■ SET TASK
Gather all lines containing the string "this" and copy them out.

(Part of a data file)
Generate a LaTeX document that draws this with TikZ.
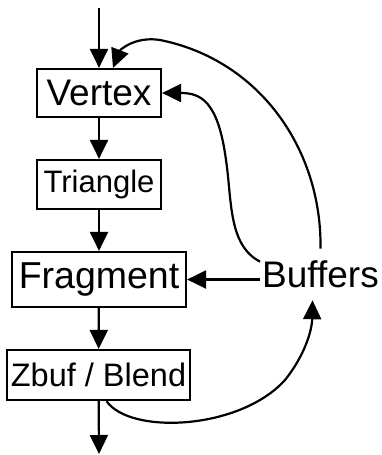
\documentclass[tikz,border=0pt]{standalone}
\usepackage{fontspec}
\setmainfont{Liberation Sans}
\usetikzlibrary{arrows.meta}
\tikzset{
	stage/.style={draw,line width=2.2pt,inner sep=0pt},
	flow/.style={line width=2.2pt,-{Triangle[length=19pt,width=18pt]}},
}
\begin{document}
\begin{tikzpicture}[x=1pt,y=-1pt]
		\useasboundingbox (0,0) rectangle (382,455);
		\node[stage,minimum width=124pt,minimum height=48pt,font=\fontsize{37}{37}\selectfont] (vtx) at (99,93) {Vertex};
		\node[stage,minimum width=124pt,minimum height=49pt,font=\fontsize{31}{31}\selectfont] (tri) at (99,184.5) {Triangle};
		\node[stage,minimum width=174pt,minimum height=55pt,font=\fontsize{37.5}{37.5}\selectfont] (frag) at (99,279.5) {Fragment};
		\node[stage,minimum width=183pt,minimum height=50pt,font=\fontsize{32.5}{32.5}\selectfont] (zb) at (98.5,375) {Zbuf / Blend};
		\node[inner xsep=2pt,inner ysep=12pt,font=\fontsize{37}{37}\selectfont] (buf) at (320.5,274.5) {Buffers};
		\coordinate (in) at (99,8);
		\coordinate (out) at (99,454);
		\draw[flow] (in) -- (vtx);
		\draw[flow] (vtx) -- (tri);
		\draw[flow] (tri) -- (frag);
		\draw[flow] (frag) -- (zb);
		\draw[flow] (zb) -- (out);
		\draw[flow] (buf.west |- frag.east) -- (frag.east);
		\draw[flow] (buf.168) .. controls (228,245) and (232,200) .. (226,160) .. controls (218,100) and (200,93) .. (vtx.east);
		\draw[flow] (buf.north) .. controls (322,150) and (260,60) .. (160,40) .. controls (135,36) and (120,50) .. ([xshift=14pt]vtx.north);
		\draw[flow] ([xshift=8pt]zb.south) .. controls (130,435) and (240,430) .. (285,380) .. controls (305,355) and (312,330) .. ([xshift=-8pt]buf.south);
	\end{tikzpicture}
\end{document}
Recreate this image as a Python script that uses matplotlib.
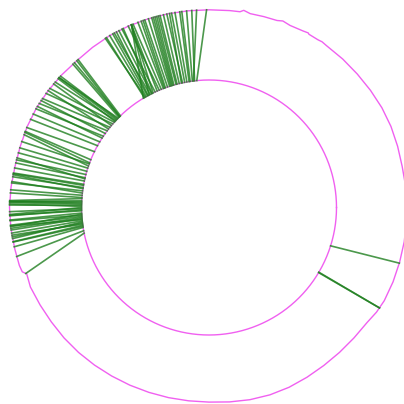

■ RESPONSE TO THE TASK
Generate a LaTeX document that draws this with TikZ.
Recreate this image as a Python script that uses matplotlib.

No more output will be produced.